MDPENet: Multimodal-driven prototype evolving network for few-shot semantic segmentation
Abstract
Few-shot Semantic Segmentation (FSS) aims to predict the mask of unknown targets with only a few labeled samples. Prototype learning is a commonly used method in FSS, which transfers prototype vectors from known categories (support images) to novel categories (query images) to predict the mask of unseen objects. Although such methods have achieved success, FSS methods based on prototype learning still suffer from the problems of prototype bias and insufficient utilization of limited information. In this work, we propose a Multimodal-Driven Prototype Evolving Network (MDPENet) to alleviate these problems.

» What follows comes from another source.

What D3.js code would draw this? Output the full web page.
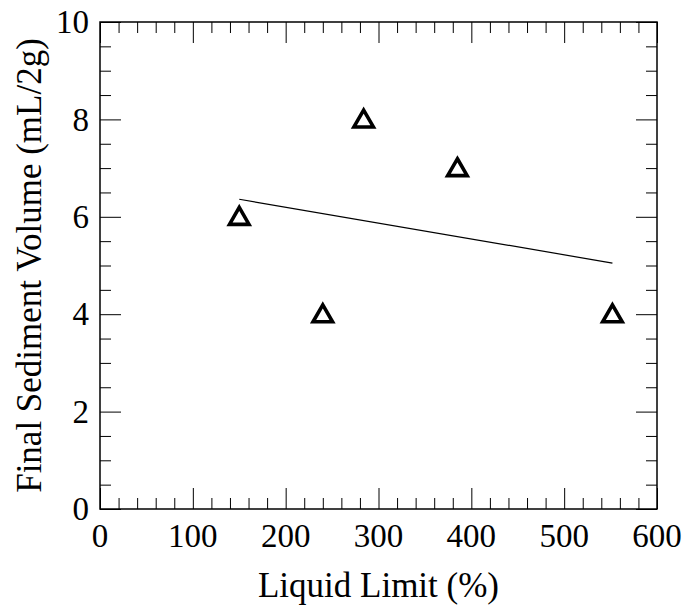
<!DOCTYPE html>
<html>
<head>
<meta charset="utf-8">
<script src="https://cdn.jsdelivr.net/npm/d3@7"></script>
<style>
  html, body { margin: 0; padding: 0; background: #fff; }
  svg text { font-family: "Liberation Serif", "Times New Roman", serif; fill: #000; }
</style>
</head>
<body>
<svg id="chart" width="689" height="608"></svg>
<script>
// Data
const liquidLimit = [150, 240, 284, 385, 552];
const sedimentVolume = [6, 4, 8, 7, 4];
const fitX = [150, 552];
const fitY = [6.36, 5.05];
const xTicks = [0, 100, 200, 300, 400, 500, 600];
const yTicks = [0, 2, 4, 6, 8, 10];
const xLabel = "Liquid Limit (%)";
const yLabel = "Final Sediment Volume (mL/2g)";

const svg = d3.select("#chart");
const m = { left: 100, top: 22, right: 32, bottom: 99 };
const W = 689, H = 608;
const iw = W - m.left - m.right, ih = H - m.top - m.bottom;

const x = d3.scaleLinear().domain([0, 600]).range([m.left, m.left + iw]);
const y = d3.scaleLinear().domain([0, 10]).range([m.top + ih, m.top]);

const majorLen = 21, minorLen = 11;
const xMinor = d3.range(0, 601, 20).filter(v => v % 100 !== 0);
const yMinor = d3.range(0, 10.01, 0.5).filter(v => Math.abs(v % 2) > 1e-9);

function tickAxis(axisFn, scale, major, minor, transform) {
  const gMaj = svg.append("g").attr("transform", transform)
    .call(axisFn(scale).tickValues(major).tickSize(-majorLen).tickFormat(""));
  const gMin = svg.append("g").attr("transform", transform)
    .call(axisFn(scale).tickValues(minor).tickSize(-minorLen).tickFormat(""));
  [gMaj, gMin].forEach(g => {
    g.select(".domain").remove();
    g.selectAll("line").attr("stroke", "#000").attr("stroke-width", 1);
  });
}

tickAxis(d3.axisBottom, x, xTicks, xMinor, `translate(0,${m.top + ih})`);
tickAxis(d3.axisTop, x, xTicks, xMinor, `translate(0,${m.top})`);
tickAxis(d3.axisLeft, y, yTicks, yMinor, `translate(${m.left},0)`);
tickAxis(d3.axisRight, y, yTicks, yMinor, `translate(${m.left + iw},0)`);

// frame
svg.append("rect")
  .attr("x", m.left).attr("y", m.top).attr("width", iw).attr("height", ih)
  .attr("fill", "none").attr("stroke", "#000").attr("stroke-width", 1.5);

// tick labels
svg.append("g").selectAll("text").data(xTicks).join("text")
  .attr("x", d => x(d)).attr("y", 547)
  .attr("text-anchor", "middle").attr("font-size", 33)
  .text(d => d);
svg.append("g").selectAll("text").data(yTicks).join("text")
  .attr("x", 89).attr("y", d => y(d)).attr("dy", "0.34em")
  .attr("text-anchor", "end").attr("font-size", 33)
  .text(d => d);

// axis titles
svg.append("text")
  .attr("x", m.left + iw / 2).attr("y", 597)
  .attr("text-anchor", "middle").attr("font-size", 35)
  .text(xLabel);
svg.append("text")
  .attr("transform", `translate(41,${m.top + ih / 2}) rotate(-90)`)
  .attr("text-anchor", "middle").attr("font-size", 35)
  .text(yLabel);

// fit line
svg.append("line")
  .attr("x1", x(fitX[0])).attr("y1", y(fitY[0]))
  .attr("x2", x(fitX[1])).attr("y2", y(fitY[1]))
  .attr("stroke", "#000").attr("stroke-width", 1.2);

// triangle markers
const s = 19.5, h = s * Math.sqrt(3) / 2;
const off = 0.9;
const tri = `M0,${-h / 2 - off}L${s / 2},${h / 2 - off}L${-s / 2},${h / 2 - off}Z`;
svg.append("g").selectAll("path").data(liquidLimit.map((d, i) => [d, sedimentVolume[i]])).join("path")
  .attr("transform", d => `translate(${x(d[0])},${y(d[1])})`)
  .attr("d", tri)
  .attr("fill", "none").attr("stroke", "#000").attr("stroke-width", 3.6)
  .attr("stroke-linejoin", "miter");
</script>
</body>
</html>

Our method mainly includes the Support Feature Enhancement Module (SFEM), the Query Feature Disentanglement Module (QFDM), and the Prototype Evolution Module (PEM). Concretely, the SFEM is first utilized to establish multimodal feature interaction between the text label features encoded by CLIP and the separated support foreground features, improving the reliability of the support foreground features. Then, the QFDM combines the text label features encoded by CLIP and the support foreground features to disentangle the whole query features, which helps reduce the mutual interference between different semantics within the query features. Finally, the PEM generates the prototype set on the enhanced support foreground features and the disentangled query foreground features at a fine-grained level. Extensive experiments on the benchmark datasets PASCAL-5 i and COCO-20 i demonstrate the superiority of our MDPENet compared to classical FSS methods.